■ OBJECTIVE:
Your task is to copy the listing exactly, with the pictures left out.

■ DATA PROVIDED:
########

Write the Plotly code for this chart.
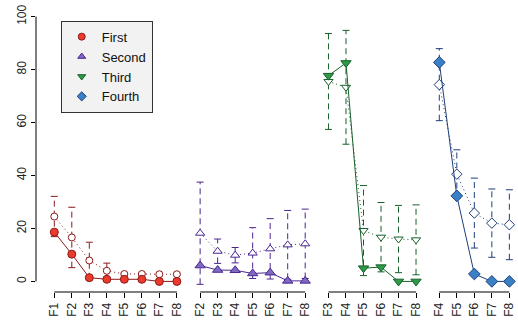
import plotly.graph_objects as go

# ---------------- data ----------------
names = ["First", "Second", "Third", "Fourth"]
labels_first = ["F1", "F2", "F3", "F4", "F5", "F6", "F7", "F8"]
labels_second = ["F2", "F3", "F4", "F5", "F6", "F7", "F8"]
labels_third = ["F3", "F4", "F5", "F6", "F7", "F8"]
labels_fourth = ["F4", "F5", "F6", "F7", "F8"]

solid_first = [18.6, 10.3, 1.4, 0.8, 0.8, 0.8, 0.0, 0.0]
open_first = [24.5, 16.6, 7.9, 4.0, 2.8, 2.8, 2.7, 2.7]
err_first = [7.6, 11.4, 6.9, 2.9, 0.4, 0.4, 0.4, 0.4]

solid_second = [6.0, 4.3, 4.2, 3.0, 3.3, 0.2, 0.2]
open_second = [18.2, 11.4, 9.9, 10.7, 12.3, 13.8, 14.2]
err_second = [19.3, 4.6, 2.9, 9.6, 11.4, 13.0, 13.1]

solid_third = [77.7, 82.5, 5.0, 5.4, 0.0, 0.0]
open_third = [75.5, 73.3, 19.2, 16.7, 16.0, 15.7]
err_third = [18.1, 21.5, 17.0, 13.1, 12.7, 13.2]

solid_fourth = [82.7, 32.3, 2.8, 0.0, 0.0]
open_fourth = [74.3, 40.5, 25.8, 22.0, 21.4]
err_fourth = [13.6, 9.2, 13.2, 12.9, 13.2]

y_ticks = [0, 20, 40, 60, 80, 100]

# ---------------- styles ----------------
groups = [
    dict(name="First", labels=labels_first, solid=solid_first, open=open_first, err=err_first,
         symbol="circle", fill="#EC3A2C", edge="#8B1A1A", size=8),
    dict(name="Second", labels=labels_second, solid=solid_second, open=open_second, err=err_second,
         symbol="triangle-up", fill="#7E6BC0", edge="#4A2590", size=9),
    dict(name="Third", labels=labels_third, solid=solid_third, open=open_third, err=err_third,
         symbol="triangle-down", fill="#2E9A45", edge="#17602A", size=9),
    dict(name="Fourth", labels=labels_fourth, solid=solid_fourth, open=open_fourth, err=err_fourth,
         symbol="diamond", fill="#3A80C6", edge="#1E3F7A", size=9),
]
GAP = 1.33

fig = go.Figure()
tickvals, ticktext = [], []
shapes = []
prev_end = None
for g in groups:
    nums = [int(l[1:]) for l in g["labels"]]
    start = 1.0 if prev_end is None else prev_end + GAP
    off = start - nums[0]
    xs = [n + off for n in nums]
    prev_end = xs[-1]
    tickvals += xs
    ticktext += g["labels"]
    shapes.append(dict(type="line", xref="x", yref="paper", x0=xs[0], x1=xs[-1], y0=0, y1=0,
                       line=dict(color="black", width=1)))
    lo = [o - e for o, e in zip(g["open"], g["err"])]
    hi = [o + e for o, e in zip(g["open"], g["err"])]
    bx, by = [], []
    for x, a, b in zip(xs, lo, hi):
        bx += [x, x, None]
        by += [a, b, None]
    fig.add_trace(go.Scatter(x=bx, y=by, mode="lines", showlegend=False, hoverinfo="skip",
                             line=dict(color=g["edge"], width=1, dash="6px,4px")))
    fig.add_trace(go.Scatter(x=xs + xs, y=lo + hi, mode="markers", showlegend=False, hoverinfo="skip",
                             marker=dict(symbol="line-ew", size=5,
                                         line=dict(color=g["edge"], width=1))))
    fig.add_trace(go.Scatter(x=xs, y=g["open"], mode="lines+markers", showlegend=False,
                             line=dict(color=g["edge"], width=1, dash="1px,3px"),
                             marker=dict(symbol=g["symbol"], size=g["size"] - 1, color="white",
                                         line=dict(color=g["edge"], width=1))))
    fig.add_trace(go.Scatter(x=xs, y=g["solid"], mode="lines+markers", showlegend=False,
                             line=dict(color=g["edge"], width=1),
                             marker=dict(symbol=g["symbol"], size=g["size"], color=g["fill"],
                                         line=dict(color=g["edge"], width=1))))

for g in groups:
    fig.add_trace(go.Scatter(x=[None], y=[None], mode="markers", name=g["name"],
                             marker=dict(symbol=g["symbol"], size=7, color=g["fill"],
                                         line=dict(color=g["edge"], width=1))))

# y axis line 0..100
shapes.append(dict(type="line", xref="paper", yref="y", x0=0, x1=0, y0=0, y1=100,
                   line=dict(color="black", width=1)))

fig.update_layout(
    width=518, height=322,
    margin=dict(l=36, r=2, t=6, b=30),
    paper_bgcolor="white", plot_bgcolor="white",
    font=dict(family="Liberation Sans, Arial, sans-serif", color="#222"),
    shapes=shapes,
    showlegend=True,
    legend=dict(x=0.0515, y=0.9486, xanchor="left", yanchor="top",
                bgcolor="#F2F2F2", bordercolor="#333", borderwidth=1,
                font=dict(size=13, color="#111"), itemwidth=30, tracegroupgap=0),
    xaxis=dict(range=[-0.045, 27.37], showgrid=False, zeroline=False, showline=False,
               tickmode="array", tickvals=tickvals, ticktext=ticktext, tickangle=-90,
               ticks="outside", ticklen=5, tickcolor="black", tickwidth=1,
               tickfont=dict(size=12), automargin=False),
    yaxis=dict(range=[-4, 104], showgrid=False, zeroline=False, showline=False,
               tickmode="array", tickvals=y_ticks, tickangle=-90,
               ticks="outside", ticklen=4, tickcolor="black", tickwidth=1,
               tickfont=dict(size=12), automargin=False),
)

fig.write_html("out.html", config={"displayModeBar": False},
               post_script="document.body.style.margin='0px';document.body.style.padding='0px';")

########

■ RESPONSE TO THIS TASK:
Write the Plotly code for this chart.
import plotly.graph_objects as go

# ---------------- data ----------------
names = ["First", "Second", "Third", "Fourth"]
labels_first = ["F1", "F2", "F3", "F4", "F5", "F6", "F7", "F8"]
labels_second = ["F2", "F3", "F4", "F5", "F6", "F7", "F8"]
labels_third = ["F3", "F4", "F5", "F6", "F7", "F8"]
labels_fourth = ["F4", "F5", "F6", "F7", "F8"]

solid_first = [18.6, 10.3, 1.4, 0.8, 0.8, 0.8, 0.0, 0.0]
open_first = [24.5, 16.6, 7.9, 4.0, 2.8, 2.8, 2.7, 2.7]
err_first = [7.6, 11.4, 6.9, 2.9, 0.4, 0.4, 0.4, 0.4]

solid_second = [6.0, 4.3, 4.2, 3.0, 3.3, 0.2, 0.2]
open_second = [18.2, 11.4, 9.9, 10.7, 12.3, 13.8, 14.2]
err_second = [19.3, 4.6, 2.9, 9.6, 11.4, 13.0, 13.1]

solid_third = [77.7, 82.5, 5.0, 5.4, 0.0, 0.0]
open_third = [75.5, 73.3, 19.2, 16.7, 16.0, 15.7]
err_third = [18.1, 21.5, 17.0, 13.1, 12.7, 13.2]

solid_fourth = [82.7, 32.3, 2.8, 0.0, 0.0]
open_fourth = [74.3, 40.5, 25.8, 22.0, 21.4]
err_fourth = [13.6, 9.2, 13.2, 12.9, 13.2]

y_ticks = [0, 20, 40, 60, 80, 100]

# ---------------- styles ----------------
groups = [
    dict(name="First", labels=labels_first, solid=solid_first, open=open_first, err=err_first,
         symbol="circle", fill="#EC3A2C", edge="#8B1A1A", size=8),
    dict(name="Second", labels=labels_second, solid=solid_second, open=open_second, err=err_second,
         symbol="triangle-up", fill="#7E6BC0", edge="#4A2590", size=9),
    dict(name="Third", labels=labels_third, solid=solid_third, open=open_third, err=err_third,
         symbol="triangle-down", fill="#2E9A45", edge="#17602A", size=9),
    dict(name="Fourth", labels=labels_fourth, solid=solid_fourth, open=open_fourth, err=err_fourth,
         symbol="diamond", fill="#3A80C6", edge="#1E3F7A", size=9),
]
GAP = 1.33

fig = go.Figure()
tickvals, ticktext = [], []
shapes = []
prev_end = None
for g in groups:
    nums = [int(l[1:]) for l in g["labels"]]
    start = 1.0 if prev_end is None else prev_end + GAP
    off = start - nums[0]
    xs = [n + off for n in nums]
    prev_end = xs[-1]
    tickvals += xs
    ticktext += g["labels"]
    shapes.append(dict(type="line", xref="x", yref="paper", x0=xs[0], x1=xs[-1], y0=0, y1=0,
                       line=dict(color="black", width=1)))
    lo = [o - e for o, e in zip(g["open"], g["err"])]
    hi = [o + e for o, e in zip(g["open"], g["err"])]
    bx, by = [], []
    for x, a, b in zip(xs, lo, hi):
        bx += [x, x, None]
        by += [a, b, None]
    fig.add_trace(go.Scatter(x=bx, y=by, mode="lines", showlegend=False, hoverinfo="skip",
                             line=dict(color=g["edge"], width=1, dash="6px,4px")))
    fig.add_trace(go.Scatter(x=xs + xs, y=lo + hi, mode="markers", showlegend=False, hoverinfo="skip",
                             marker=dict(symbol="line-ew", size=5,
                                         line=dict(color=g["edge"], width=1))))
    fig.add_trace(go.Scatter(x=xs, y=g["open"], mode="lines+markers", showlegend=False,
                             line=dict(color=g["edge"], width=1, dash="1px,3px"),
                             marker=dict(symbol=g["symbol"], size=g["size"] - 1, color="white",
                                         line=dict(color=g["edge"], width=1))))
    fig.add_trace(go.Scatter(x=xs, y=g["solid"], mode="lines+markers", showlegend=False,
                             line=dict(color=g["edge"], width=1),
                             marker=dict(symbol=g["symbol"], size=g["size"], color=g["fill"],
                                         line=dict(color=g["edge"], width=1))))

for g in groups:
    fig.add_trace(go.Scatter(x=[None], y=[None], mode="markers", name=g["name"],
                             marker=dict(symbol=g["symbol"], size=7, color=g["fill"],
                                         line=dict(color=g["edge"], width=1))))

# y axis line 0..100
shapes.append(dict(type="line", xref="paper", yref="y", x0=0, x1=0, y0=0, y1=100,
                   line=dict(color="black", width=1)))

fig.update_layout(
    width=518, height=322,
    margin=dict(l=36, r=2, t=6, b=30),
    paper_bgcolor="white", plot_bgcolor="white",
    font=dict(family="Liberation Sans, Arial, sans-serif", color="#222"),
    shapes=shapes,
    showlegend=True,
    legend=dict(x=0.0515, y=0.9486, xanchor="left", yanchor="top",
                bgcolor="#F2F2F2", bordercolor="#333", borderwidth=1,
                font=dict(size=13, color="#111"), itemwidth=30, tracegroupgap=0),
    xaxis=dict(range=[-0.045, 27.37], showgrid=False, zeroline=False, showline=False,
               tickmode="array", tickvals=tickvals, ticktext=ticktext, tickangle=-90,
               ticks="outside", ticklen=5, tickcolor="black", tickwidth=1,
               tickfont=dict(size=12), automargin=False),
    yaxis=dict(range=[-4, 104], showgrid=False, zeroline=False, showline=False,
               tickmode="array", tickvals=y_ticks, tickangle=-90,
               ticks="outside", ticklen=4, tickcolor="black", tickwidth=1,
               tickfont=dict(size=12), automargin=False),
)

fig.write_html("out.html", config={"displayModeBar": False},
               post_script="document.body.style.margin='0px';document.body.style.padding='0px';")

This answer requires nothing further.